YOUR INSTRUCTIONS: Write the data below out exactly as it stands. Do not include the pictures.
========
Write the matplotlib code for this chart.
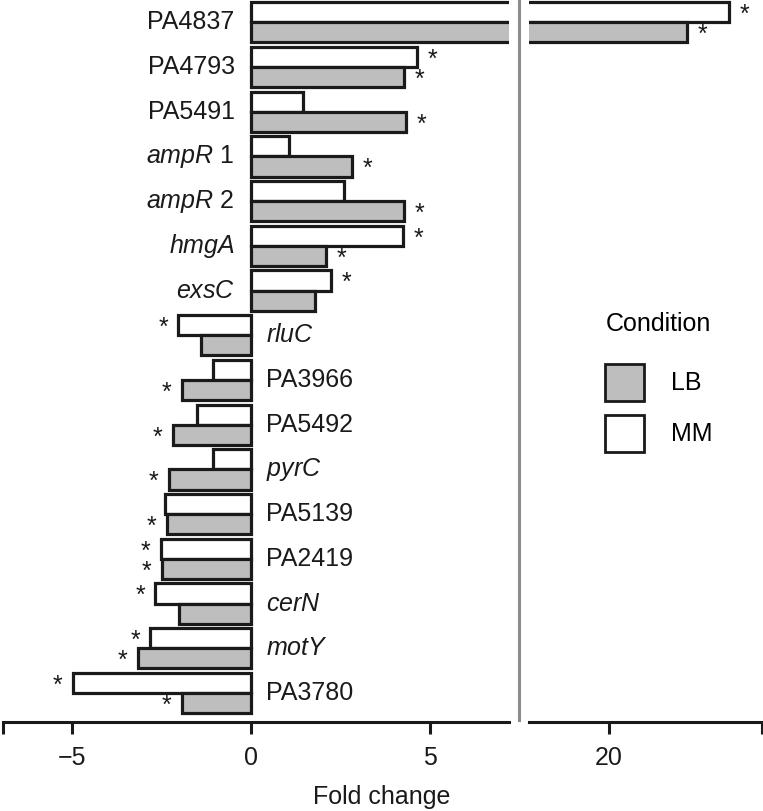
import matplotlib
matplotlib.use('Agg')
import matplotlib.pyplot as plt
from matplotlib.patches import Patch
from matplotlib.lines import Line2D
import numpy as np

plt.rcParams['font.family'] = ['Liberation Sans', 'DejaVu Sans']
plt.rcParams['mathtext.fontset'] = 'custom'
plt.rcParams['mathtext.rm'] = 'Liberation Sans'
plt.rcParams['mathtext.it'] = 'Liberation Sans:italic'

# valores
genes = ['PA4837', 'PA4793', 'PA5491', r'$\mathit{ampR}$ 1', r'$\mathit{ampR}$ 2',
         r'$\mathit{hmgA}$', r'$\mathit{exsC}$', r'$\mathit{rluC}$', 'PA3966', 'PA5492',
         r'$\mathit{pyrC}$', 'PA5139', 'PA2419', r'$\mathit{cerN}$', r'$\mathit{motY}$', 'PA3780']
lb = [22.18, 4.29, 4.35, 2.83, 4.29, 2.10, 1.80, -1.40, -1.93, -2.17, -2.29, -2.35, -2.49, -2.01, -3.14, -1.93]
mm = [23.36, 4.65, 1.46, 1.06, 2.61, 4.25, 2.25, -2.02, -1.04, -1.51, -1.06, -2.40, -2.50, -2.66, -2.80, -4.97]
sig_lb = [1, 1, 1, 1, 1, 1, 0, 0, 1, 1, 1, 1, 1, 0, 1, 1]
sig_mm = [1, 1, 0, 0, 0, 1, 1, 1, 0, 0, 0, 0, 1, 1, 1, 1]

cor_lb = '#bebebe'
cor_borda = '#1a1a1a'
W, H = 763, 811
fs = 18

fig = plt.figure(figsize=(W / 100, H / 100), dpi=100)
ax_l = fig.add_axes([2.7 / W, 1 - 722 / H, (509 - 2.7) / W, 722 / H])
ax_r = fig.add_axes([529.3 / W, 1 - 722 / H, (761.7 - 529.3) / W, 722 / H])
ax_l.set_xlim(-6.93, 7.22)
ax_r.set_xlim(17.78, 24.27)

y = np.arange(len(genes))
h = 0.45

for ax in (ax_l, ax_r):
    ax.barh(y - h / 2, mm, height=h, color='white', edgecolor=cor_borda, linewidth=2.3)
    ax.barh(y + h / 2, lb, height=h, color=cor_lb, edgecolor=cor_borda, linewidth=2.3)
    ax.set_ylim(15.65, -0.5)
    ax.set_yticks([])
    for s in ['top', 'right', 'left']:
        ax.spines[s].set_visible(False)
    ax.spines['bottom'].set_linewidth(2.2)
    ax.spines['bottom'].set_color(cor_borda)
    ax.tick_params(axis='x', length=8.6, width=2.2, color=cor_borda, pad=9,
                   labelsize=fs, labelcolor='#1a1a1a')
    # asteriscos, so no painel onde cabem
    x0, x1 = ax.get_xlim()
    for i in range(len(genes)):
        for val, sig, off in ((mm[i], sig_mm[i], -h / 2), (lb[i], sig_lb[i], h / 2)):
            sx = val + np.sign(val) * 0.43
            if sig and x0 < sx < x1:
                ax.text(sx, y[i] + off + 0.06, '*', ha='center', va='center',
                        fontsize=fs, color='#1a1a1a')

ax_l.set_xticks([-6.93, -5, 0, 5])
ax_l.set_xticklabels(['', '\u22125', '0', '5'])
ax_r.set_xticks([20, 24.27])
ax_r.set_xticklabels(['20', ''])

# nomes dos genes junto ao zero
for i, g in enumerate(genes):
    if lb[i] > 0:
        ax_l.annotate(g, (0, y[i]), xytext=(-11.5, 0), textcoords='offset points',
                      ha='right', va='center', fontsize=fs, color='#1a1a1a')
    else:
        ax_l.annotate(g, (0, y[i]), xytext=(11, 0), textcoords='offset points',
                      ha='left', va='center', fontsize=fs, color='#1a1a1a')

# linha de quebra do eixo
fig.add_artist(Line2D([519 / W, 519 / W], [1 - 720 / H, 1], color='#8c8c8c', lw=2.2))

fig.text(0.5, 1 - 797 / H, 'Fold change', ha='center', va='center', fontsize=fs, color='#1a1a1a')

handles = [Patch(facecolor=cor_lb, edgecolor=cor_borda, linewidth=2),
           Patch(facecolor='white', edgecolor=cor_borda, linewidth=2)]
leg = fig.legend(handles, ['LB', 'MM'], title='Condition', frameon=False,
                 loc='upper left', bbox_to_anchor=(605 / W, 1 - 312 / H),
                 fontsize=fs, title_fontsize=fs, handlelength=1.556, handleheight=1.9,
                 handletextpad=1.07, labelspacing=0.55, borderpad=0, borderaxespad=0)
leg._legend_box.sep = 20

plt.savefig('out.png', dpi=100)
========
EXERCISE ANSWER:
Write the matplotlib code for this chart.
import matplotlib
matplotlib.use('Agg')
import matplotlib.pyplot as plt
from matplotlib.patches import Patch
from matplotlib.lines import Line2D
import numpy as np

plt.rcParams['font.family'] = ['Liberation Sans', 'DejaVu Sans']
plt.rcParams['mathtext.fontset'] = 'custom'
plt.rcParams['mathtext.rm'] = 'Liberation Sans'
plt.rcParams['mathtext.it'] = 'Liberation Sans:italic'

# valores
genes = ['PA4837', 'PA4793', 'PA5491', r'$\mathit{ampR}$ 1', r'$\mathit{ampR}$ 2',
         r'$\mathit{hmgA}$', r'$\mathit{exsC}$', r'$\mathit{rluC}$', 'PA3966', 'PA5492',
         r'$\mathit{pyrC}$', 'PA5139', 'PA2419', r'$\mathit{cerN}$', r'$\mathit{motY}$', 'PA3780']
lb = [22.18, 4.29, 4.35, 2.83, 4.29, 2.10, 1.80, -1.40, -1.93, -2.17, -2.29, -2.35, -2.49, -2.01, -3.14, -1.93]
mm = [23.36, 4.65, 1.46, 1.06, 2.61, 4.25, 2.25, -2.02, -1.04, -1.51, -1.06, -2.40, -2.50, -2.66, -2.80, -4.97]
sig_lb = [1, 1, 1, 1, 1, 1, 0, 0, 1, 1, 1, 1, 1, 0, 1, 1]
sig_mm = [1, 1, 0, 0, 0, 1, 1, 1, 0, 0, 0, 0, 1, 1, 1, 1]

cor_lb = '#bebebe'
cor_borda = '#1a1a1a'
W, H = 763, 811
fs = 18

fig = plt.figure(figsize=(W / 100, H / 100), dpi=100)
ax_l = fig.add_axes([2.7 / W, 1 - 722 / H, (509 - 2.7) / W, 722 / H])
ax_r = fig.add_axes([529.3 / W, 1 - 722 / H, (761.7 - 529.3) / W, 722 / H])
ax_l.set_xlim(-6.93, 7.22)
ax_r.set_xlim(17.78, 24.27)

y = np.arange(len(genes))
h = 0.45

for ax in (ax_l, ax_r):
    ax.barh(y - h / 2, mm, height=h, color='white', edgecolor=cor_borda, linewidth=2.3)
    ax.barh(y + h / 2, lb, height=h, color=cor_lb, edgecolor=cor_borda, linewidth=2.3)
    ax.set_ylim(15.65, -0.5)
    ax.set_yticks([])
    for s in ['top', 'right', 'left']:
        ax.spines[s].set_visible(False)
    ax.spines['bottom'].set_linewidth(2.2)
    ax.spines['bottom'].set_color(cor_borda)
    ax.tick_params(axis='x', length=8.6, width=2.2, color=cor_borda, pad=9,
                   labelsize=fs, labelcolor='#1a1a1a')
    # asteriscos, so no painel onde cabem
    x0, x1 = ax.get_xlim()
    for i in range(len(genes)):
        for val, sig, off in ((mm[i], sig_mm[i], -h / 2), (lb[i], sig_lb[i], h / 2)):
            sx = val + np.sign(val) * 0.43
            if sig and x0 < sx < x1:
                ax.text(sx, y[i] + off + 0.06, '*', ha='center', va='center',
                        fontsize=fs, color='#1a1a1a')

ax_l.set_xticks([-6.93, -5, 0, 5])
ax_l.set_xticklabels(['', '\u22125', '0', '5'])
ax_r.set_xticks([20, 24.27])
ax_r.set_xticklabels(['20', ''])

# nomes dos genes junto ao zero
for i, g in enumerate(genes):
    if lb[i] > 0:
        ax_l.annotate(g, (0, y[i]), xytext=(-11.5, 0), textcoords='offset points',
                      ha='right', va='center', fontsize=fs, color='#1a1a1a')
    else:
        ax_l.annotate(g, (0, y[i]), xytext=(11, 0), textcoords='offset points',
                      ha='left', va='center', fontsize=fs, color='#1a1a1a')

# linha de quebra do eixo
fig.add_artist(Line2D([519 / W, 519 / W], [1 - 720 / H, 1], color='#8c8c8c', lw=2.2))

fig.text(0.5, 1 - 797 / H, 'Fold change', ha='center', va='center', fontsize=fs, color='#1a1a1a')

handles = [Patch(facecolor=cor_lb, edgecolor=cor_borda, linewidth=2),
           Patch(facecolor='white', edgecolor=cor_borda, linewidth=2)]
leg = fig.legend(handles, ['LB', 'MM'], title='Condition', frameon=False,
                 loc='upper left', bbox_to_anchor=(605 / W, 1 - 312 / H),
                 fontsize=fs, title_fontsize=fs, handlelength=1.556, handleheight=1.9,
                 handletextpad=1.07, labelspacing=0.55, borderpad=0, borderaxespad=0)
leg._legend_box.sep = 20

plt.savefig('out.png', dpi=100)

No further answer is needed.